The most dramatic illustration of this shortcoming is Afghanistan, where NATO took over management of the 6,500-strong International Security Assistance Force (ISAF) in Kabul last August, promising to augment it and extend its influence beyond the capital.
The alliance has failed to do so, installing only one small team in a city outside Kabul, while the Taliban and warlords reestablish themselves in wide areas of the lawless country. Two female election workers on a voter registration drive were killed Saturday when their bus was blown up, underscoring the uncertainty surrounding the planned vote.
The alliance is expected to announce in Istanbul the creation of five Provincial Reconstruction Teams, and their deployment in the North and West of Afghanistan. This is far less than UN officials and aid workers in Kabul say is needed and comes only after the NATO secretary general has spent months cajoling member governments to come up with troops and equipment - a few thousand men, a few dozen helicopters, and other assorted pieces of military hardware.

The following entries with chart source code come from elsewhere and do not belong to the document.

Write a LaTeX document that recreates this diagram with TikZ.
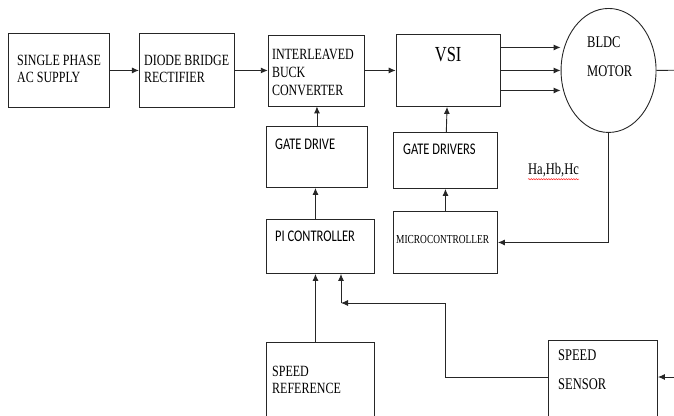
\documentclass[tikz,border=0pt]{standalone}
\usepackage{fontspec}
\setmainfont{Liberation Serif}
\newfontfamily\calibri{Carlito}
\usepackage{tikz}
\usetikzlibrary{
	shapes.geometric,
	arrows.meta,
	positioning,
	decorations.pathmorphing
}
\begin{document}
\begin{tikzpicture}[
    x=1pt, y=-1pt,
    block/.style={rectangle, draw=black!85, line width=0.9pt, inner sep=0pt, anchor=north west},
    txt/.style={inner sep=0pt, align=left, yscale=1.3, transform shape, font=\fontsize{12}{13.3}\selectfont},
    sans/.style={inner sep=0pt, align=left, yscale=1.3, transform shape, font=\calibri\fontsize{12.5}{15}\selectfont},
    arrow/.style={-{Latex[length=7pt, width=6pt]}, line width=0.9pt, draw=black!85}
]
\useasboundingbox (0,0) rectangle (674,415);
\clip (0,0) rectangle (674,415);

\node[block, minimum width=101pt, minimum height=74pt] (supply) at (8,33) {};
\node[block, minimum width=95pt, minimum height=74pt, right=29pt of supply] (rectifier) {};
\node[block, minimum width=96pt, minimum height=71pt, right=33pt of rectifier] (buck) {};
\node[block, minimum width=104pt, minimum height=72pt, right=31pt of buck] (vsi) {};
\node[ellipse, draw=black!85, line width=0.9pt, minimum width=95pt, minimum height=124pt, right=60pt of vsi] (motor) {};
\node[block, minimum width=101pt, minimum height=61pt] (gatedrive) at (266,126) {};
\node[block, minimum width=104pt, minimum height=56pt] (gatedrivers) at (393,132) {};
\node[block, minimum width=108pt, minimum height=54pt] (pi) at (266,219) {};
\node[block, minimum width=104pt, minimum height=62pt] (micro) at (393,211) {};
\node[block, minimum width=108pt, minimum height=90pt] (speedref) at (266,342) {};
\node[block, minimum width=109pt, minimum height=90pt] (sensor) at (548,340) {};

\node[txt, below right=22pt and 9pt of supply.north west] (supply-t) {SINGLE PHASE\\AC SUPPLY};
\node[txt, below right=22pt and 5pt of rectifier.north west] (rectifier-t) {DIODE BRIDGE\\RECTIFIER};
\node[txt, font=\fontsize{12}{13.9}\selectfont, below right=14pt and 4pt of buck.north west] (buck-t) {INTERLEAVED\\BUCK\\CONVERTER};
\node[txt, font=\fontsize{16.5}{18}\selectfont, below=13pt of vsi.north] (vsi-t) {VSI};
\node[txt, font=\fontsize{12.5}{22.3}\selectfont, anchor=north west] (motor-t) at (587,36) {BLDC\\MOTOR};
\node[sans, below right=13pt and 9pt of gatedrive.north west] (gatedrive-t) {GATE DRIVE};
\node[sans, below right=12pt and 10pt of gatedrivers.north west] (gatedrivers-t) {GATE DRIVERS};
\node[sans, below right=12pt and 9pt of pi.north west] (pi-t) {PI CONTROLLER};
\node[txt, font=\fontsize{9.4}{11}\selectfont, below right=24pt and 3pt of micro.north west] (micro-t) {MICROCONTROLLER};
\node[txt, below right=24pt and 6pt of speedref.north west] (speedref-t) {SPEED\\REFERENCE};
\node[txt, font=\fontsize{12.5}{22.3}\selectfont, below right=9pt and 10pt of sensor.north west] (sensor-t) {SPEED\\SENSOR};
\node[txt, font=\fontsize{12.5}{15}\selectfont, anchor=west] (hall) at (528,170) {Ha,Hb,Hc};
\draw[red, line width=0.4pt, decorate, decoration={snake, amplitude=0.6pt, segment length=2.5pt}] ([yshift=-2pt]hall.south west) -- ([yshift=-2pt]hall.south east);

\coordinate (shaft) at (690,70);
\coordinate (join) at (341,303);
\coordinate (speedin) at (690,377);

\draw[arrow] (supply) -- (rectifier);
\draw[arrow] (rectifier) -- (buck);
\draw[arrow] (buck) -- (vsi);
\draw[arrow] ([yshift=23pt]vsi.east) -- ([yshift=23pt]motor.west);
\draw[arrow] (vsi) -- (motor);
\draw[arrow] ([yshift=-20pt]vsi.east) -- ([yshift=-20pt]motor.west);
\draw[line width=0.9pt, draw=black!85] (motor.east) -- (shaft);
\draw[arrow] (gatedrive.north) -- (gatedrive.north |- buck.south);
\draw[arrow] ([xshift=-5pt]pi.north) -- ([xshift=-5pt]pi.north |- gatedrive.south);
\draw[arrow] (gatedrivers) -- (vsi);
\draw[arrow] (micro) -- (gatedrivers);
\draw[arrow] (motor.south) |- (micro.east);
\draw[arrow] ([xshift=-5pt]speedref.north) -- ([xshift=-5pt]speedref.north |- pi.south);
\draw[arrow] ([yshift=8pt]sensor.west) -| (445,303) -- (join);
\draw[arrow] (join) -- (join |- pi.south);
\draw[arrow] (speedin) -- (speedin -| sensor.east);
\end{tikzpicture}
\end{document}
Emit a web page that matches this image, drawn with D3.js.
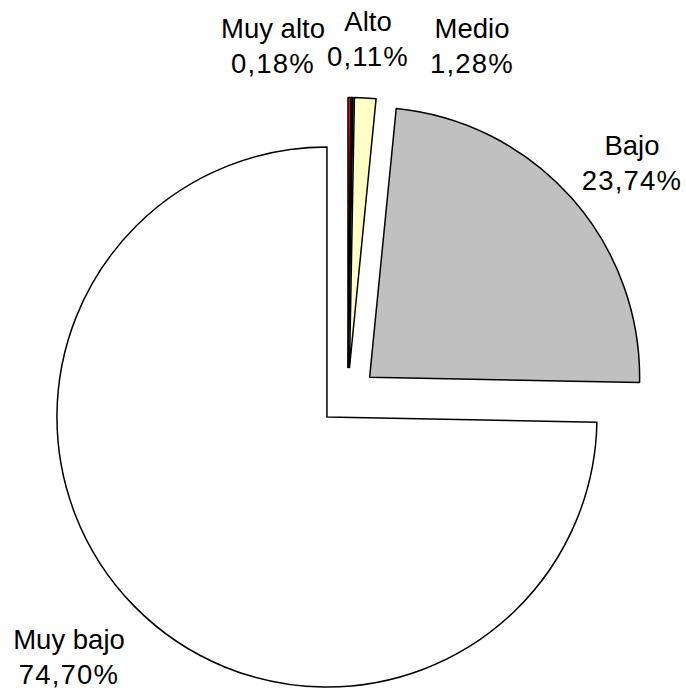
<!DOCTYPE html>
<html>
<head>
<meta charset="utf-8">
<script src="https://cdn.jsdelivr.net/npm/d3@7"></script>
<style>
  html, body { margin: 0; padding: 0; background: #fff; }
  svg { display: block; }
</style>
</head>
<body>
<svg id="chart" width="686" height="690"></svg>
<script>
// ---- data ----
const categories = ["Muy alto", "Alto", "Medio", "Bajo", "Muy bajo"];
const values = [0.18, 0.11, 1.28, 23.74, 74.70];
const valueLabels = ["0,18%", "0,11%", "1,28%", "23,74%", "74,70%"];
const colors = ["#FF0000", "#1a0000", "#FFFFC6", "#C0C0C0", "#FFFFFF"];

// ---- layout (not data) ----
const W = 686, H = 690;
const cx = 347.8, cy = 396.6, R = 270, explode = 29.2;
// label anchor points (center x, first baseline y)
const labelAnchors = [[273, 38], [368, 31], [472, 38], [632, 155], [69, 649]];
const lineGap = 35;

const svg = d3.select("#chart");
const pie = d3.pie().sort(null).value(d => d)(values);
const arc = d3.arc().innerRadius(0).outerRadius(R);

const g = svg.append("g").attr("transform", `translate(${cx},${cy})`);

g.selectAll("path.slice")
  .data(pie)
  .join("path")
  .attr("class", "slice")
  .attr("d", arc)
  .attr("fill", (d, i) => colors[i])
  .attr("stroke", "#000")
  .attr("stroke-width", 1.5)
  .attr("stroke-linejoin", "round")
  .attr("transform", d => {
    const m = (d.startAngle + d.endAngle) / 2;
    return `translate(${Math.sin(m) * explode},${-Math.cos(m) * explode})`;
  });

const labels = svg.selectAll("text.lbl")
  .data(pie)
  .join("text")
  .attr("class", "lbl")
  .attr("text-anchor", "middle")
  .attr("font-family", "Liberation Sans, Arial, sans-serif")
  .attr("font-size", 27.5)
  .attr("fill", "#000");

labels.append("tspan")
  .attr("x", (d, i) => labelAnchors[i][0])
  .attr("y", (d, i) => labelAnchors[i][1])
  .text((d, i) => categories[i]);
labels.append("tspan")
  .attr("x", (d, i) => labelAnchors[i][0])
  .attr("y", (d, i) => labelAnchors[i][1] + lineGap)
  .attr("letter-spacing", 1.2)
  .text((d, i) => valueLabels[i]);
</script>
</body>
</html>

"Whenever we enter into a political commitment to undertake an operation, we must have a clear idea beforehand as to what forces we have available to honor this commitment," de Hoop Scheffer said in a recent speech. "I don't mind taking out my begging bowl once in a while. But as a standard operating procedure, this is simply intolerable."
One problem, says NATO spokesman Robert Psczel, is "the legacy of the cold war." Governments are quick to come up with resources, he says, if the threat is a traditional "armed attack against one or more of them in Europe or North America," as the NATO Treaty's crucial Article 5 puts it. "But for non-Article 5 operations, nations have given what they feel like," he complains.
Since such operations are expected to be NATO's bread and butter in the post-cold war world, member governments have to re-think how they plan and finance them, argues de Hoop Scheffer, who is expected to raise this question at the Istanbul summit.
"There are going to be other interventions, and in principle NATO provides an organized place to generate forces and train them for demanding postwar situations," says Mr. Allin. "Afghanistan is the next test of whether NATO is relevant or important."